Records with drawing code
----------------------------------------
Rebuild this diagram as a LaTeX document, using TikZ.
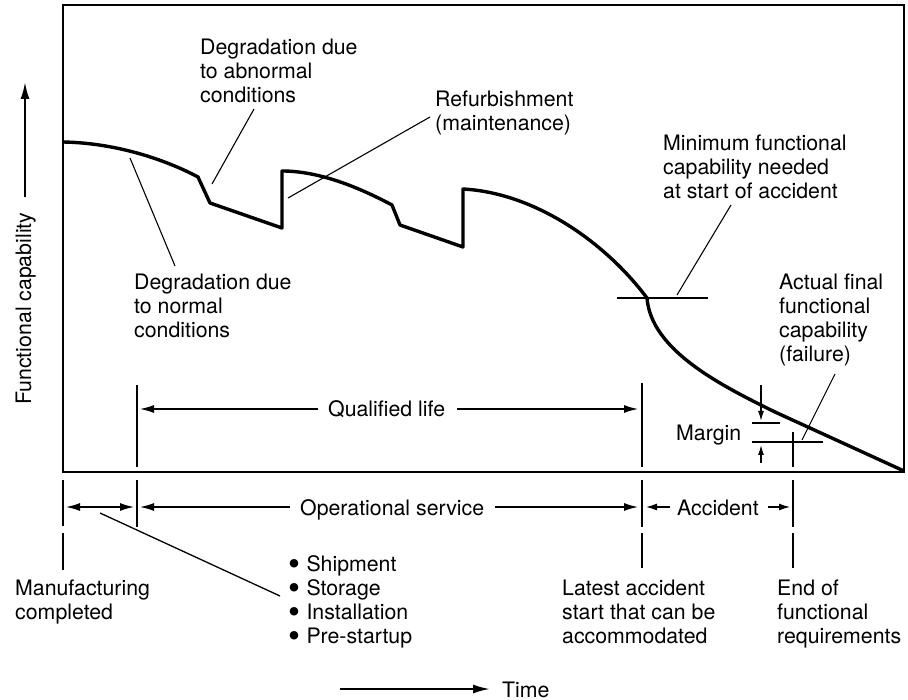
\documentclass[tikz,border=0pt]{standalone}
\usepackage{fontspec}
\setmainfont{TeX Gyre Heros}
\usetikzlibrary{arrows.meta}
\newcommand{\bigbul}{\smash{\raisebox{-0.22em}{\scalebox{1.6}{\textbullet}}}\hspace{0.3em}}
\begin{document}
\begin{tikzpicture}[x=1pt,y=-1pt,
  lbl/.style={font=\fontsize{21.3}{24}\selectfont, inner sep=0pt, align=left, anchor=base west},
  curvepath/.style={line width=3.4pt, line join=round},
  leader/.style={line width=1.1pt},
  tickline/.style={line width=1.4pt},
  dimarrow/.style={line width=1.3pt, -{Latex[length=14pt,width=8pt]}},
  smallarrow/.style={line width=1.3pt, -{Latex[length=11pt,width=7pt]}},
]
\useasboundingbox (0,0) rectangle (908,700);
% frame
\draw[line width=1.6pt] (63,5) rectangle (904,472);

% capability curve
\draw[curvepath] (63,142) .. controls (120,143) and (170,162) .. (198,177)
  -- (210,203) -- (282,228) -- (282,171)
  .. controls (320,171) and (360,188) .. (392,205)
  -- (400,225) -- (463,247) -- (463,189)
  .. controls (535,193) and (605,242) .. (647,298)
  .. controls (651,350) and (720,385) .. (775,412) -- (904,471);

% minimum functional capability line
\coordinate (minL) at (617,298);
\coordinate (minR) at (708,298);
\draw[line width=1.3pt] (minL) -- (minR);

% labels (base anchor = baseline of the last line)
\node[lbl] (abn) at (200,103) {Degradation due\\to abnormal\\conditions};
\node[lbl] (ref) at (435,131) {Refurbishment\\(maintenance)};
\node[lbl] (minf) at (663,199) {Minimum functional\\capability needed\\at start of accident};
\node[lbl] (act) at (779,362) {Actual final\\functional\\capability\\(failure)};
\node[lbl] (nor) at (134,338) {Degradation due\\to normal\\conditions};
\node[lbl] (qual) at (328,417) {Qualified life};
\node[lbl] (marg) at (676,441) {Margin};
\node[lbl] (oper) at (300,515) {Operational service};
\node[lbl] (acc) at (677,515) {Accident};
\node[lbl] (manu) at (15,619) {Manufacturing\\completed};
\node[lbl] (bul) at (288,643) {\bigbul Shipment\\\bigbul Storage\\\bigbul Installation\\\bigbul Pre-startup};
\node[lbl] (late) at (562,643) {Latest accident\\start that can be\\accommodated};
\node[lbl] (endf) at (777,643) {End of\\functional\\requirements};
\node[lbl] (time) at (502,697) {Time};
\node[lbl, rotate=90] (ylab) at (31,405) {Functional capability};

% leader lines
\coordinate (abnA) at (254,109); \coordinate (abnB) at (212,184);
\draw[leader] (abnA) -- (abnB);
\coordinate (refA) at (430,117); \coordinate (refB) at (288,198);
\draw[leader] (refA) -- (refB);
\coordinate (norA) at (130,158); \coordinate (norB) at (175,266);
\draw[leader] (norA) -- (norB);
\coordinate (minA) at (731,205); \coordinate (minB) at (677,295);
\draw[leader] (minA) -- (minB);
\coordinate (actA) at (835,374); \coordinate (actB) at (802,440);
\draw[leader] (actA) -- (actB);
\coordinate (preA) at (100,513); \coordinate (preB) at (280,596);
\draw[line width=1.3pt] (preA) -- (preB);

% vertical time markers
\draw[tickline] (137,385) -- (137,467) (137,480) -- (137,527);
\draw[tickline] (642,383) -- (642,467) (642,480) -- (642,527) (642,533) -- (642,568);
\draw[tickline] (63,480) -- (63,526) (63,533) -- (63,570);
\draw[tickline] (793,432) -- (793,467) (793,480) -- (793,527) (793,533) -- (793,568);

% qualified life arrows
\coordinate (q1) at (318,409); \coordinate (q1t) at (140,409);
\coordinate (q2) at (457,409); \coordinate (q2t) at (638,409);
\draw[dimarrow] (q1) -- (q1t);
\draw[dimarrow] (q2) -- (q2t);

% operational service arrows
\coordinate (pm) at (100,507);
\draw[dimarrow] (pm) -- (66,507);
\draw[dimarrow] (pm) -- (134,507);
\coordinate (o1) at (290,507); \coordinate (o1t) at (140,507);
\coordinate (o2) at (495,507); \coordinate (o2t) at (638,507);
\draw[dimarrow] (o1) -- (o1t);
\draw[dimarrow] (o2) -- (o2t);

% accident arrows
\coordinate (a1) at (670,507); \coordinate (a1t) at (646,507);
\coordinate (a2) at (768,507); \coordinate (a2t) at (790,507);
\draw[smallarrow] (a1) -- (a1t);
\draw[smallarrow] (a2) -- (a2t);

% margin
\coordinate (m1) at (752,423); \coordinate (m1r) at (780,423);
\coordinate (m2) at (752,442); \coordinate (m2r) at (823,442);
\draw[line width=1.2pt] (m1) -- (m1r);
\draw[line width=1.2pt] (m2) -- (m2r);
\draw[line width=1.3pt, -{Latex[length=10pt,width=6pt]}] (761,385) -- (761,421);
\draw[line width=1.3pt, -{Latex[length=10pt,width=6pt]}] (761,463) -- (761,445);

% time arrow
\coordinate (tA) at (340,689); \coordinate (tB) at (490,689);
\draw[line width=2pt, -{Latex[length=17pt,width=9pt]}] (tA) -- (tB);

% functional capability arrow
\coordinate (yA) at (25,197); \coordinate (yB) at (25,82);
\draw[line width=2pt, -{Latex[length=17pt,width=9pt]}] (yA) -- (yB);
\end{tikzpicture}
\end{document}
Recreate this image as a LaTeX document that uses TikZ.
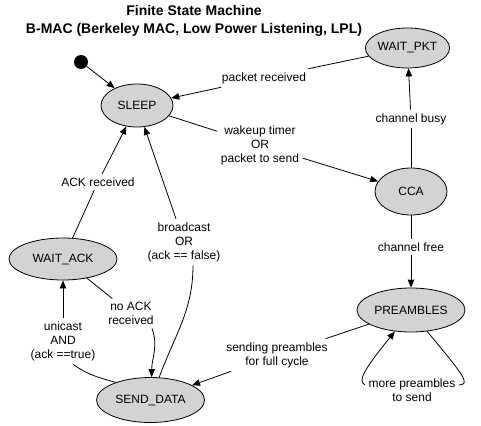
\documentclass[tikz,border=0pt]{standalone}
\usepackage{fontspec}
\setmainfont{Liberation Sans}
\usetikzlibrary{shapes.geometric,arrows.meta}
\definecolor{stategray}{HTML}{D3D3D3}
\begin{document}
\begin{tikzpicture}[x=1pt,y=-1pt,
  state/.style={ellipse,draw,fill=stategray,line width=0.8pt,inner sep=0pt,font=\fontsize{12}{14}\selectfont},
  lbl/.style={align=center,inner sep=3.5pt,font=\fontsize{12}{14}\selectfont},
  conn/.style={line width=0.8pt},
  arr/.style={conn,-{Triangle[length=8pt,width=6.5pt]}}]
\useasboundingbox (0,0) rectangle (481,425);
\node[font=\bfseries\fontsize{14}{18}\selectfont,align=center] (title) at (194,21) {Finite State Machine\\B-MAC (Berkeley MAC, Low Power Listening, LPL)};

\node[circle,fill=black,minimum size=14pt,inner sep=0pt] (start) at (81,62) {};
\node[state,minimum width=72pt,minimum height=43pt] (sleep) at (137,105.5) {SLEEP};
\node[state,minimum width=81pt,minimum height=40pt] (wpkt) at (407.5,48) {WAIT\_PKT};
\node[state,minimum width=72pt,minimum height=47pt] (cca) at (411,191.5) {CCA};
\node[state,minimum width=108pt,minimum height=44pt] (pre) at (411,310) {PREAMBLES};
\node[state,minimum width=108pt,minimum height=42pt] (wack) at (63,259) {WAIT\_ACK};
\node[state,minimum width=108pt,minimum height=45pt] (send) at (150.5,400) {SEND\_DATA};

\node[lbl] (lpr) at (264,78) {packet received};
\node[lbl] (lwk) at (260,145) {wakeup timer\\OR\\packet to send};
\node[lbl] (lbusy) at (411,119) {channel busy};
\node[lbl] (lfree) at (411,247) {channel free};
\node[lbl] (lspr) at (277,355) {sending preambles\\for full cycle};
\node[lbl] (lmore) at (412,390) {more preambles\\to send};
\node[lbl] (lbro) at (184,242) {broadcast\\OR\\(ack == false)};
\node[lbl] (luni) at (63,341) {unicast\\AND\\(ack ==true)};
\node[lbl] (lnoack) at (131,313.5) {no ACK\\received};
\node[lbl] (lack) at (98,182) {ACK received};

\draw[arr] (start) -- (sleep);
\draw[conn] (wpkt) -- (lpr);
\draw[arr] (lpr) -- (sleep);
\draw[conn] (sleep) -- (lwk);
\draw[arr] (lwk) -- (cca);
\draw[conn] (cca) -- (lbusy);
\draw[arr] (lbusy) -- (wpkt);
\draw[conn] (cca) -- (lfree);
\draw[arr] (lfree) -- (pre);
\draw[conn] (pre) -- (lspr);
\draw[arr] (lspr) -- (send);
\draw[conn] (pre.-53) .. controls (466,378) and (470,384) .. ([yshift=5pt]lmore.east);
\draw[arr] ([yshift=5pt]lmore.west) .. controls (358,381) and (362,372) .. (pre.-127);
\draw[conn] (send.69) to[out=70,in=-90] ([xshift=9pt]lbro.south);
\draw[arr] (lbro) -- (sleep);
\draw[conn] (send.153) to[out=165,in=-35] ([xshift=10pt]luni.south);
\draw[arr] (luni) -- (wack);
\draw[conn] (wack) -- (lnoack);
\draw[arr] ([xshift=21pt]lnoack.south) to[out=-70,in=90] (send.87);
\draw[conn] (wack) -- (lack);
\draw[arr] (lack) -- (sleep);
\end{tikzpicture}
\end{document}
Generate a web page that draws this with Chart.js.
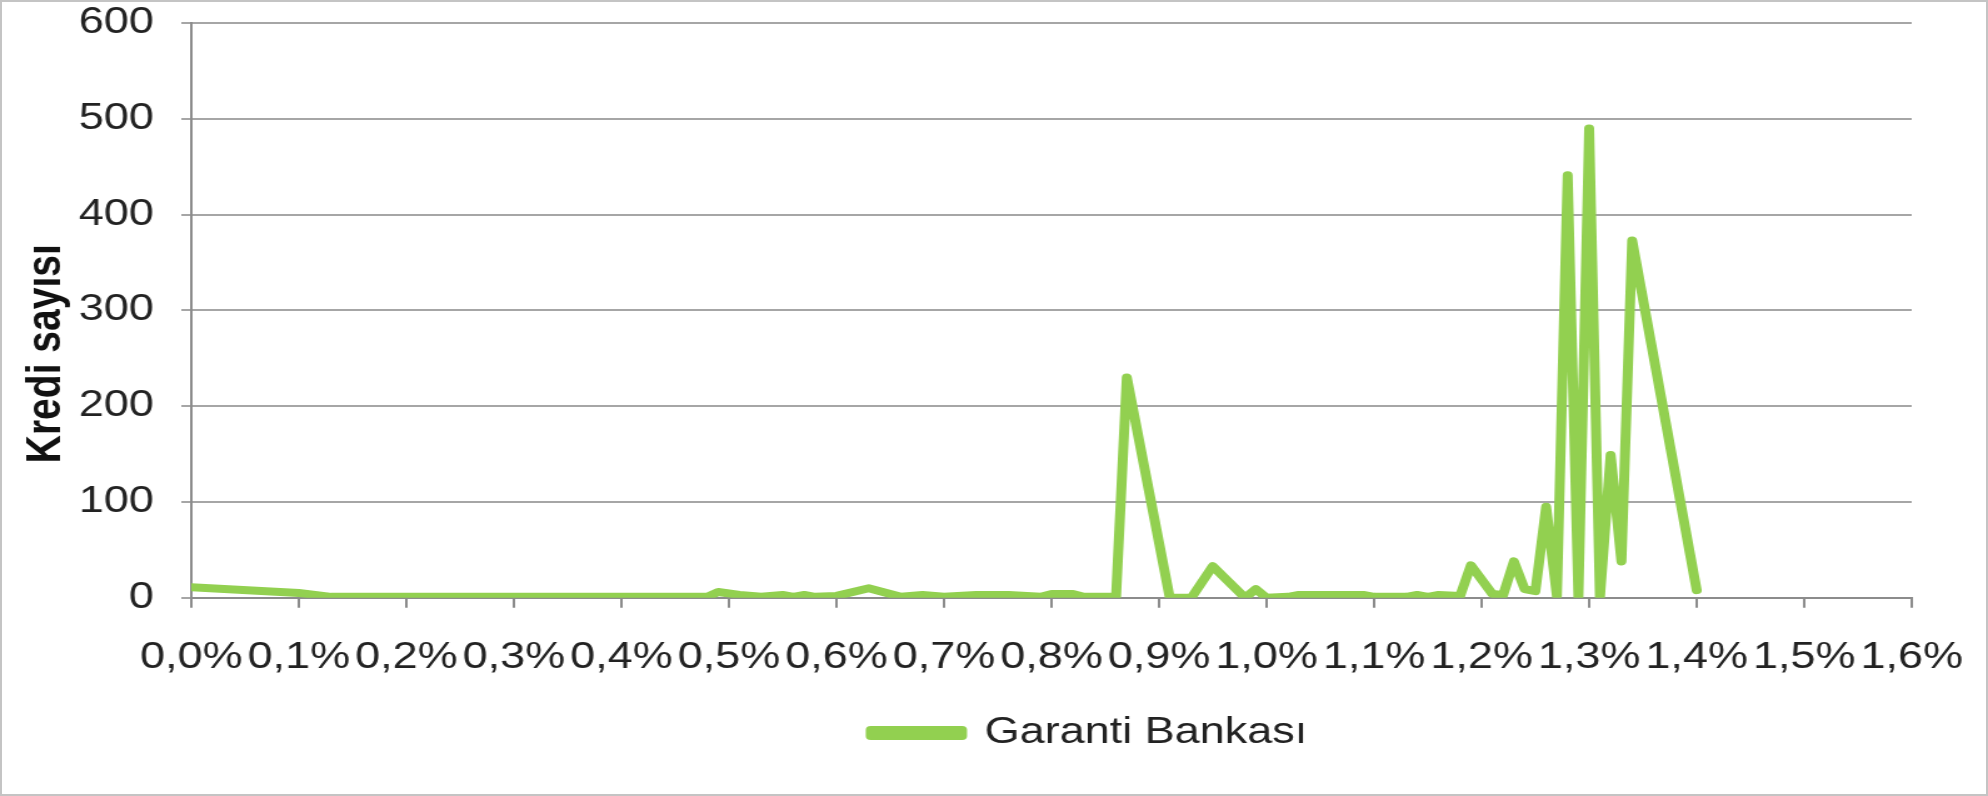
<!DOCTYPE html>
<html>
<head>
<meta charset="utf-8">
<script src="https://cdn.jsdelivr.net/npm/chart.js@4.4.0/dist/chart.umd.min.js"></script>
<style>
  html, body { margin: 0; padding: 0; background: #fff; }
  .wrap { position: relative; width: 1988px; height: 796px; overflow: hidden; }
  #kredi { position: absolute; left: 0; top: 0; }
  .frame {
    position: absolute; left: 0; top: 0; width: 1988px; height: 796px;
    box-sizing: border-box; border: 2px solid #c4c4c4; pointer-events: none;
  }
</style>
</head>
<body>
<div class="wrap">
  <!-- the source picture is stretched sideways: draw narrower, show wider -->
  <canvas id="kredi" width="1590" height="796" style="width:1988px;height:796px"></canvas>
  <div class="frame"></div>
</div>
<script>
// faiz oranı (%) ve kredi sayısı
const rates = [
  0.00, 0.10, 0.13, 0.20, 0.30, 0.40, 0.48, 0.49, 0.51, 0.53,
  0.55, 0.56, 0.57, 0.58, 0.60, 0.63, 0.66, 0.68, 0.70, 0.73,
  0.76, 0.79, 0.80, 0.82, 0.83, 0.86, 0.87, 0.91, 0.93, 0.95,
  0.98, 0.99, 1.00, 1.02, 1.03, 1.09, 1.10, 1.13, 1.14, 1.15,
  1.16, 1.18, 1.19, 1.21, 1.22, 1.23, 1.24, 1.25, 1.26, 1.27,
  1.28, 1.29, 1.30, 1.31, 1.32, 1.33, 1.34, 1.40
];
const counts = [
  11, 5, 1, 1, 1, 1, 1, 6, 3, 1,
  3, 1, 3, 1, 2, 10, 1, 3, 1, 3,
  3, 1, 4, 4, 1, 1, 230, 0, 0, 33,
  0, 9, 0, 1, 3, 3, 1, 1, 3, 1,
  3, 2, 34, 4, 3, 38, 9, 7, 95, 2,
  441, 0, 490, 0, 149, 38, 373, 8
];
const seriesName = 'Garanti Bankası';
const yTitle = 'Kredi sayısı';
const xMin = 0, xMax = 1.6, xStep = 0.1;
const yMin = 0, yMax = 600, yStep = 100;

const points = rates.map((r, i) => ({ x: r, y: counts[i] }));

const font = { family: '"Liberation Sans", Arial, sans-serif', size: 36 };

// nudge the legend a bit to the right, like the original
const legendShift = {
  id: 'legendShift',
  afterLayout(chart) {
    chart.legend.left += 60;
  },
};

new Chart(document.getElementById('kredi'), {
  type: 'line',
  data: {
    datasets: [{
      label: seriesName,
      data: points,
      borderColor: '#92D050',
      backgroundColor: '#92D050',
      borderWidth: 8,
      pointRadius: 0,
      tension: 0,
      borderJoinStyle: 'round',
      borderCapStyle: 'round',
    }],
  },
  plugins: [legendShift],
  options: {
    responsive: false,
    animation: false,
    devicePixelRatio: 1,
    layout: { padding: { top: 0, right: 0, bottom: 35, left: 0 } },
    plugins: {
      tooltip: { enabled: false },
      legend: {
        position: 'bottom',
        fullSize: false,
        labels: {
          color: '#222',
          font: font,
          boxWidth: 73,
          boxHeight: 6,
          padding: 6,
        },
      },
    },
    scales: {
      x: {
        type: 'linear',
        min: xMin,
        max: xMax,
        afterFit(scale) {
          scale.paddingLeft = 0;
          scale.paddingRight = 61;
        },
        ticks: {
          stepSize: xStep,
          color: '#222',
          font: font,
          padding: 29,
          maxRotation: 0,
          autoSkip: false,
          callback: (v) => v.toFixed(1).replace('.', ',') + '%',
        },
        grid: {
          drawOnChartArea: false,
          drawTicks: true,
          tickLength: 10,
          color: '#8c8c8c',
          lineWidth: 2,
        },
        border: { color: '#8c8c8c', width: 2 },
      },
      y: {
        min: yMin,
        max: yMax,
        afterFit(scale) {
          scale.width = 153;
          scale.paddingTop = 23;
          scale.paddingBottom = 0;
        },
        ticks: {
          stepSize: yStep,
          color: '#222',
          font: font,
          padding: 22,
        },
        grid: {
          color: '#a6a6a6',
          lineWidth: 2,
          tickLength: 8,
        },
        border: { color: '#8c8c8c', width: 2 },
        title: {
          display: true,
          // trailing spaces push the centred title down, as in the original
          text: yTitle + '\u00a0'.repeat(8),
          color: '#111',
          font: { family: font.family, size: 39, weight: 'bold' },
          padding: { top: 14, bottom: 0 },
        },
      },
    },
  },
});
</script>
</body>
</html>
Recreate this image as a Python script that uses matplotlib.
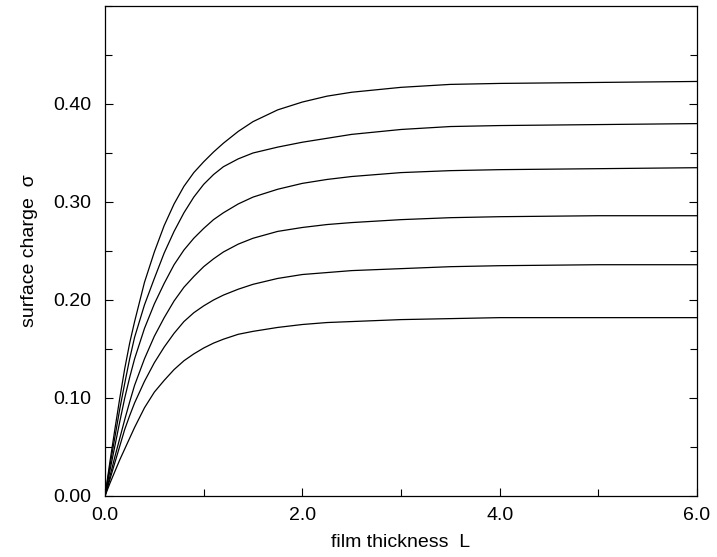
----------------------------------------
YOUR INSTRUCTIONS — Say the number of lines in the records above that include the string "image", and no more.

RESPONSE — 2